Kidnap and Ransom, ITV1 | reviews, news & interviews
Kidnap and Ransom, ITV1
Kidnap and Ransom, ITV1
Trevor Eve is gritty and grizzled as hostage negotiator Dominic King
Notwithstanding his regrettable central role in the recent remake of Bouquet of Barbed Wire, Trevor Eve is an actor who has improved vastly with age. Once cursed with a kind of shiny smugness, the 21st-century Eve is rougher round the edges and indelibly lined with decades of thespian rough'n'tumble.
In the first part of ITV's new three-parter, Kidnap and Ransom, Eve (who's an executive producer on the project) stepped into the expensive shoes of hostage negotiator Dominic King with an air of determination modified by harsh experience. Evidently King, who works for hostage-retrieval specialists Beddoes King Associates, is good at this sort of thing and has done plenty of it, but the episode opened on a cautionary note.

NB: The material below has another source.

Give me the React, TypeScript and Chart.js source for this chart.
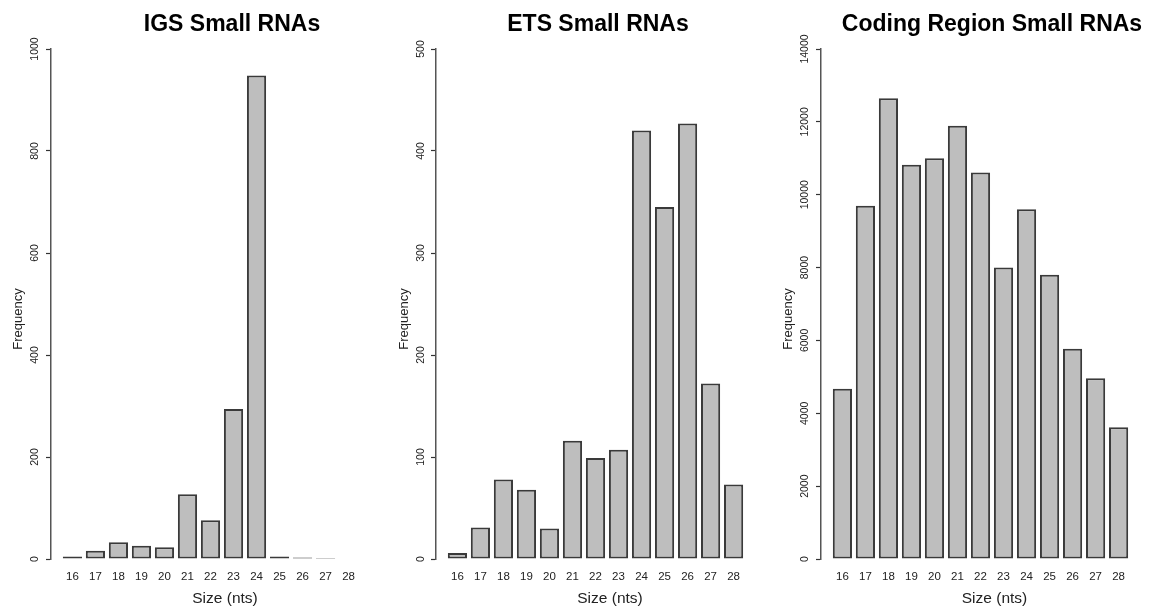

King was in a remote spot in the Bolivian Andes, handing over a $150,000 ransom in exchange for a hostage called Mark Turner. Unfortunately Turner proved to be dead on delivery, but the mob-handed and heavily armed kidnappers saw no reason why that should prevent them from collecting the ransom money anyway. It was "just business", leered the kidnapper-in-chief, leaving King to explain to the distraught Turner family why they'd forked out a small fortune for a corpse.
When he returned to his family and delightful home deep in rural England, it was clear that this rare experience of failure had left King feeling all shook up. There was a sense of a mid-life crisis coming to the boil, not assuaged when his wife Sophie (Natasha Little) suggested that she felt it was time he stopped running around the world mucking about with life-or-death situations and lent some assistance to her own efforts to build a career in politics.

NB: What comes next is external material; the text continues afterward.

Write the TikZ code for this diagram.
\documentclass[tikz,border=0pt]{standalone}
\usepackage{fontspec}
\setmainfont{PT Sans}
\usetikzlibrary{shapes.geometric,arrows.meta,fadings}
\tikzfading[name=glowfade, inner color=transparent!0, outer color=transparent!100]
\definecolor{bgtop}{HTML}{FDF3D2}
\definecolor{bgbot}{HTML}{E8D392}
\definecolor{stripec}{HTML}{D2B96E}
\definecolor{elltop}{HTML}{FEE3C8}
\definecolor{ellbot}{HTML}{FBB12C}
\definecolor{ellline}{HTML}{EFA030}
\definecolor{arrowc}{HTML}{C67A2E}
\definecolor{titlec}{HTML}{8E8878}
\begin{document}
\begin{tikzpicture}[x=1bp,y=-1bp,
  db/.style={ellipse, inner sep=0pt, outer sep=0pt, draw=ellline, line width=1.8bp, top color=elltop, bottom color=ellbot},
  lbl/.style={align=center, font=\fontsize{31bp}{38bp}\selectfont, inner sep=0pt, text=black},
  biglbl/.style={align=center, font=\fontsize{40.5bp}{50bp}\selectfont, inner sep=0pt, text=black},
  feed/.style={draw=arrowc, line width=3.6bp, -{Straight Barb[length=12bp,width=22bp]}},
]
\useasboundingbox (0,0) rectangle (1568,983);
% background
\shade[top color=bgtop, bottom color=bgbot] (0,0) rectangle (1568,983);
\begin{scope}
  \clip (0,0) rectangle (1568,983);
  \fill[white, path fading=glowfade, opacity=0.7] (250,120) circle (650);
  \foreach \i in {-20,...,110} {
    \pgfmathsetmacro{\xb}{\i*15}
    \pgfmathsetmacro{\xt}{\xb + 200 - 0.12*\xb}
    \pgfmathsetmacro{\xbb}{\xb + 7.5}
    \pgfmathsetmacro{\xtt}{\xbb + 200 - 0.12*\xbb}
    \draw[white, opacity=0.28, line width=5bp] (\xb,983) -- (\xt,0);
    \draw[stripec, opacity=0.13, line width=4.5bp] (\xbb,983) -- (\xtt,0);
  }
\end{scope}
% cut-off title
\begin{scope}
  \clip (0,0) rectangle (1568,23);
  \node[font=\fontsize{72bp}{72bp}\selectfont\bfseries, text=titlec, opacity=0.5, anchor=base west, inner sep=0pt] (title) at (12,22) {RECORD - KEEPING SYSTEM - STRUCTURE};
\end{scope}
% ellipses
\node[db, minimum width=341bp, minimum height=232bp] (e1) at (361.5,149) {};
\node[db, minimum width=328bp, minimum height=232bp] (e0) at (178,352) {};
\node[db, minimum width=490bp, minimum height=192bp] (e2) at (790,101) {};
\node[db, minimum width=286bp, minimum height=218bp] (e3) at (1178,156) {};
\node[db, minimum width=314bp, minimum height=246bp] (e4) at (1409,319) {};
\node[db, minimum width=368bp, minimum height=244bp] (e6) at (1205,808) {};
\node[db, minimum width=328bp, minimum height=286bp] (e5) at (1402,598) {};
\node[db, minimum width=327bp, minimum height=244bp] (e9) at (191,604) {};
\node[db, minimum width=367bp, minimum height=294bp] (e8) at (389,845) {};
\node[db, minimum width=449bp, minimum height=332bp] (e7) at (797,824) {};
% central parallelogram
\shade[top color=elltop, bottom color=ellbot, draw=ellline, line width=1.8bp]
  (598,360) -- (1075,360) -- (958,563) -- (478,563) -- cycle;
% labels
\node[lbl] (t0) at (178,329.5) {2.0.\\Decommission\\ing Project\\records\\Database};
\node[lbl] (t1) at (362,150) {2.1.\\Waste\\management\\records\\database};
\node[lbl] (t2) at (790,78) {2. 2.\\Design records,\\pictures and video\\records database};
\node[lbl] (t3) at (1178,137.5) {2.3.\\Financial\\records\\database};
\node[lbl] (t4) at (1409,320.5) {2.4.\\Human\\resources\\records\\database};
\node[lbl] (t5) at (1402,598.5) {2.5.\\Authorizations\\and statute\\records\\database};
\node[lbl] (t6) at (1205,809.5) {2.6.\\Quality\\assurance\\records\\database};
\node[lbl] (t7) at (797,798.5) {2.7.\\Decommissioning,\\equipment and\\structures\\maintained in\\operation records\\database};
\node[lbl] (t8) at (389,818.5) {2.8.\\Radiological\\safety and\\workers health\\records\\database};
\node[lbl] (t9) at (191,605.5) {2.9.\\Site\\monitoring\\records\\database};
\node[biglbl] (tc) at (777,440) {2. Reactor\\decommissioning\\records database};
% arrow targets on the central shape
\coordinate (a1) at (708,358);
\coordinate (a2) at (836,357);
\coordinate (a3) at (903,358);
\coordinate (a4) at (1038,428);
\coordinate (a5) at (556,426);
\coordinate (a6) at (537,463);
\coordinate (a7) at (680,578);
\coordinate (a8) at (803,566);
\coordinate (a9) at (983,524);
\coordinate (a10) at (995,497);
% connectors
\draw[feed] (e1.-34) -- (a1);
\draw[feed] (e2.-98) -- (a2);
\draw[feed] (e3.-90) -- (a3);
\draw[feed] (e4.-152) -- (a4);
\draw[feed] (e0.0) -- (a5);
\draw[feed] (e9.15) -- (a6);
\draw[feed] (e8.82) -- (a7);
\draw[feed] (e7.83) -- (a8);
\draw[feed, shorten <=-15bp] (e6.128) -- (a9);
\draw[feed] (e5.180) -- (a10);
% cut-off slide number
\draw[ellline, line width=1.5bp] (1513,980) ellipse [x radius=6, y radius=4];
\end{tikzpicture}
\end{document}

He reacted to this as if she'd just served up hand grenades in sulphuric sauce for dinner, but there wasn't much time to dwell on it before the main business of the evening kicked into action. Down in South Africa's Western Cape, botanist Naomi Shaffer (Emma Fielding), working at the new Helding Pharmaceuticals plant, was kidnapped by a couple of masked gunmen (pictured right). In a flash, Eve was back in action, trying to reassure Shaffer's skeptical husband Philip (Patrick Baladi) that everything was under control while haggling with the hysterical kidnappers over a Skype connection.

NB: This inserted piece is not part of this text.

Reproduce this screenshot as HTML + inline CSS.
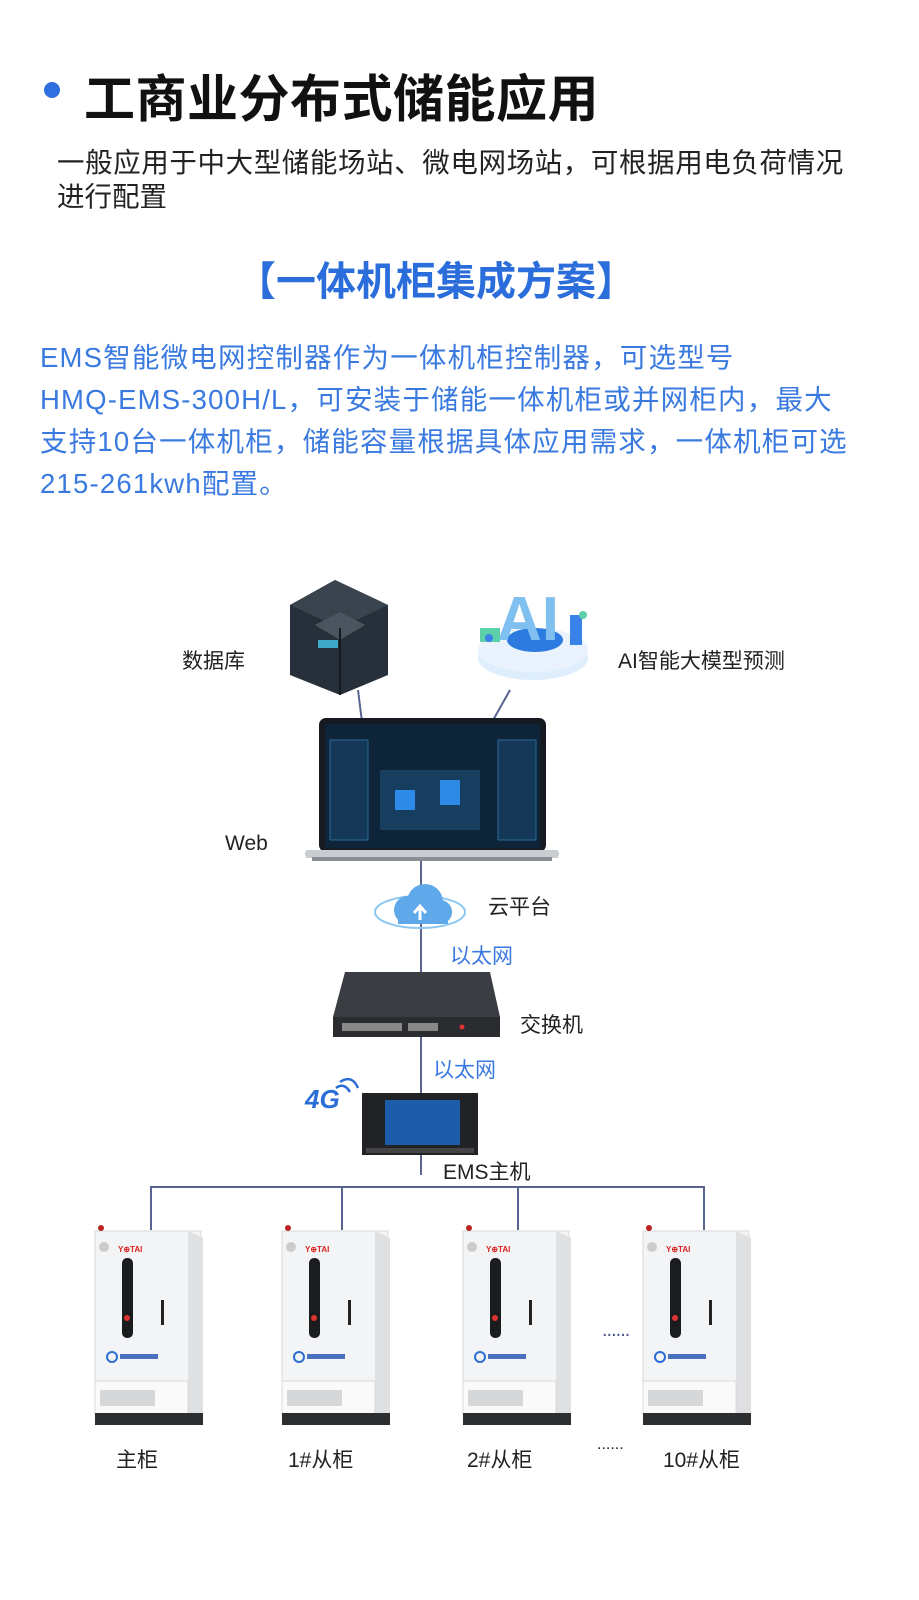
<!DOCTYPE html>
<html><head><meta charset="utf-8"><style>
*{margin:0;padding:0}
body{width:919px;height:1600px;background:#fff;position:relative;overflow:hidden;font-family:"Liberation Sans","Noto Sans CJK SC",sans-serif;color:#1a1a1a}
.a{position:absolute;white-space:nowrap}
.lbl{font-size:21px;color:#222}
.p{font-size:27.5px;color:#3a7ae0;left:40px;letter-spacing:1.2px}
</style></head><body>
<div class="a" style="left:44px;top:82px;width:16px;height:16px;border-radius:50%;background:#2f6fe0"></div>
<div class="a" style="left:84px;top:58px;font-size:51px;font-weight:bold;color:#111;letter-spacing:0.5px">工商业分布式储能应用</div>
<div class="a" style="left:57px;top:140px;font-size:27.5px;color:#222;letter-spacing:0.6px">一般应用于中大型储能场站、微电网场站，可根据用电负荷情况</div>
<div class="a" style="left:57px;top:174px;font-size:27.5px;color:#222">进行配置</div>
<div class="a" style="left:236px;top:249px;font-size:40px;font-weight:bold;color:#2b6ddb">【一体机柜集成方案】</div>
<div class="a p" style="top:335px">EMS智能微电网控制器作为一体机柜控制器，可选型号</div>
<div class="a p" style="top:377px">HMQ-EMS-300H/L，可安装于储能一体机柜或并网柜内，最大</div>
<div class="a p" style="top:419px">支持10台一体机柜，储能容量根据具体应用需求，一体机柜可选</div>
<div class="a p" style="top:461px">215-261kwh配置。</div>

<svg class="a" style="left:0;top:0" width="919" height="1600">
<g stroke="#5a6490" stroke-width="2" fill="none">
<line x1="358" y1="690" x2="362" y2="722"/>
<line x1="510" y1="690" x2="492" y2="722"/>
<line x1="421" y1="860" x2="421" y2="1175"/>
<polyline points="151,1230 151,1187 704,1187 704,1230"/>
<line x1="342" y1="1187" x2="342" y2="1230"/>
<line x1="518" y1="1187" x2="518" y2="1230"/>
</g>
<g>
<polygon points="290,605 335,580 388,605 388,675 340,695 290,675" fill="#27303a"/>
<polygon points="290,605 335,580 388,605 340,628" fill="#3a444e"/>
<polygon points="315,625 340,612 365,625 340,640" fill="#4a555f"/>
<rect x="318" y="640" width="20" height="8" fill="#3fa9c8"/>
<line x1="340" y1="628" x2="340" y2="695" stroke="#151a20" stroke-width="2"/>
</g>
<g>
<ellipse cx="533" cy="658" rx="55" ry="22" fill="#dfeefc"/>
<ellipse cx="533" cy="650" rx="55" ry="22" fill="#eaf3fd"/>
<ellipse cx="535" cy="640" rx="28" ry="12" fill="#2d7be0"/>
<text x="497" y="640" font-family="Liberation Sans" font-weight="bold" font-size="62" fill="#7fc0f0">AI</text>
<rect x="480" y="628" width="20" height="14" fill="#5cd0a8"/>
<rect x="570" y="615" width="12" height="30" fill="#3b82e8"/>
<circle cx="489" cy="638" r="4" fill="#3b82e8"/><circle cx="583" cy="615" r="4" fill="#5cd0a8"/>
</g>
<rect x="319" y="718" width="227" height="134" rx="7" fill="#161b22"/>
<rect x="325" y="724" width="215" height="124" fill="#0e2438"/>
<rect x="330" y="740" width="38" height="100" fill="#153858" stroke="#2b6a94"/>
<rect x="498" y="740" width="38" height="100" fill="#153858" stroke="#2b6a94"/>
<rect x="380" y="770" width="100" height="60" fill="#1b4a70" opacity=".7"/>
<rect x="395" y="790" width="20" height="20" fill="#2d8ae6"/><rect x="440" y="780" width="20" height="25" fill="#2d8ae6"/>
<rect x="305" y="850" width="254" height="8" rx="3" fill="#c9ccd1"/>
<rect x="312" y="857" width="240" height="4" fill="#8b8f95"/>
<ellipse cx="420" cy="912" rx="45" ry="16" fill="none" stroke="#8cc8f0" stroke-width="2"/>
<circle cx="408" cy="910" r="14" fill="#5fa8ea"/><circle cx="425" cy="902" r="18" fill="#5fa8ea"/><circle cx="440" cy="912" r="12" fill="#5fa8ea"/>
<rect x="398" y="910" width="50" height="14" fill="#5fa8ea"/>
<path d="M420 920 v-12 m-6 5 l6 -7 l6 7" stroke="#fff" stroke-width="3" fill="none"/>
<polygon points="345,972 490,972 500,1017 333,1017" fill="#3a3d42"/>
<rect x="333" y="1017" width="167" height="20" fill="#2a2c30"/>
<g fill="#888">
<rect x="342" y="1023" width="60" height="8"/><rect x="408" y="1023" width="30" height="8"/>
</g>
<circle cx="462" cy="1027" r="2.5" fill="#d33"/>
<text x="305" y="1108" font-family="Liberation Sans" font-style="italic" font-weight="bold" font-size="26" fill="#2a6dd6">4G</text>
<path d="M336 1088 q8 -6 14 4 M340 1082 q12 -8 18 6" stroke="#2a6dd6" stroke-width="2.5" fill="none"/>
<rect x="362" y="1093" width="116" height="62" fill="#202226"/>
<rect x="385" y="1100" width="75" height="45" fill="#1d5ca8"/>
<rect x="366" y="1148" width="108" height="5" fill="#444"/>
<g id="cab">
<rect x="95" y="1231" width="106" height="150" fill="#f3f4f5" stroke="#d8d9db"/>
<polygon points="188,1231 203,1238 203,1425 188,1420" fill="#dfe0e2"/>
<rect x="95" y="1381" width="93" height="33" fill="#fafafa" stroke="#d8d9db"/>
<rect x="100" y="1390" width="55" height="16" fill="#d6d7d9"/>
<rect x="95" y="1413" width="108" height="12" fill="#2d2e30"/>
<rect x="122" y="1258" width="11" height="80" rx="5" fill="#1b1c1e"/>
<circle cx="127" cy="1318" r="3" fill="#d33"/>
<circle cx="104" cy="1247" r="5" fill="#ccc"/>
<text x="118" y="1252" font-family="Liberation Sans" font-weight="bold" font-size="8" fill="#d22">Y⊕TAI</text>
<circle cx="112" cy="1357" r="5" fill="none" stroke="#2a6dd6" stroke-width="2"/>
<rect x="120" y="1354" width="38" height="5" fill="#4a70c0"/>
<rect x="161" y="1300" width="3" height="25" fill="#222"/>
<circle cx="101" cy="1228" r="3" fill="#b22"/>
</g>
<use href="#cab" x="187"/><use href="#cab" x="368"/><use href="#cab" x="548"/>
<text x="602" y="1336" font-family="Liberation Sans" font-size="20" fill="#4a5a90" letter-spacing="-1">......</text>
</svg>

<div class="a lbl" style="left:182px;top:645px">数据库</div>
<div class="a lbl" style="left:618px;top:645px">AI智能大模型预测</div>
<div class="a lbl" style="left:225px;top:832px">Web</div>
<div class="a lbl" style="left:488px;top:891px">云平台</div>
<div class="a lbl" style="left:450px;top:940px;color:#3a7ae0">以太网</div>
<div class="a lbl" style="left:520px;top:1009px">交换机</div>
<div class="a lbl" style="left:433px;top:1054px;color:#3a7ae0">以太网</div>
<div class="a lbl" style="left:443px;top:1156px">EMS主机</div>
<div class="a lbl" style="left:116px;top:1444px">主柜</div>
<div class="a lbl" style="left:288px;top:1444px">1#从柜</div>
<div class="a lbl" style="left:467px;top:1444px">2#从柜</div>
<div class="a lbl" style="left:597px;top:1436px;font-size:16px">......</div>
<div class="a lbl" style="left:663px;top:1444px">10#从柜</div>
</body></html>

Though it looked for a moment as if his short-tempered brusqueness had got poor Mrs Shaffer killed, when the smoke cleared it emerged that King had accurately assessed the class of villain he was dealing with (amateurish and snuffling around at the bottom of the food chain, basically). Indeed, with the episode only seconds away from the closing credits, it looked as if King had pulled it off and secured Mrs Shaffer's release. Then suddenly the ante was sensationally upped by a new team of über-kidnappers, who burst onto the scene with guns blazing and whisked away both Mrs Shaffer and the loot in a flotilla of four-by-four vehicles. Drat and triple drat, as Dick Dastardly might have put it.
Not the world's most original plot perhaps, and considerably indebted to the Russell Crowe movie Proof of Life, but K'n'R works because it gives the story and characterisations time to breathe, and with help from some pungently atmospheric locations, it feels textured and cinematic in a way that television usually doesn't. It's enough to make you wonder why we haven't seen more of Trevor Eve on the big screen.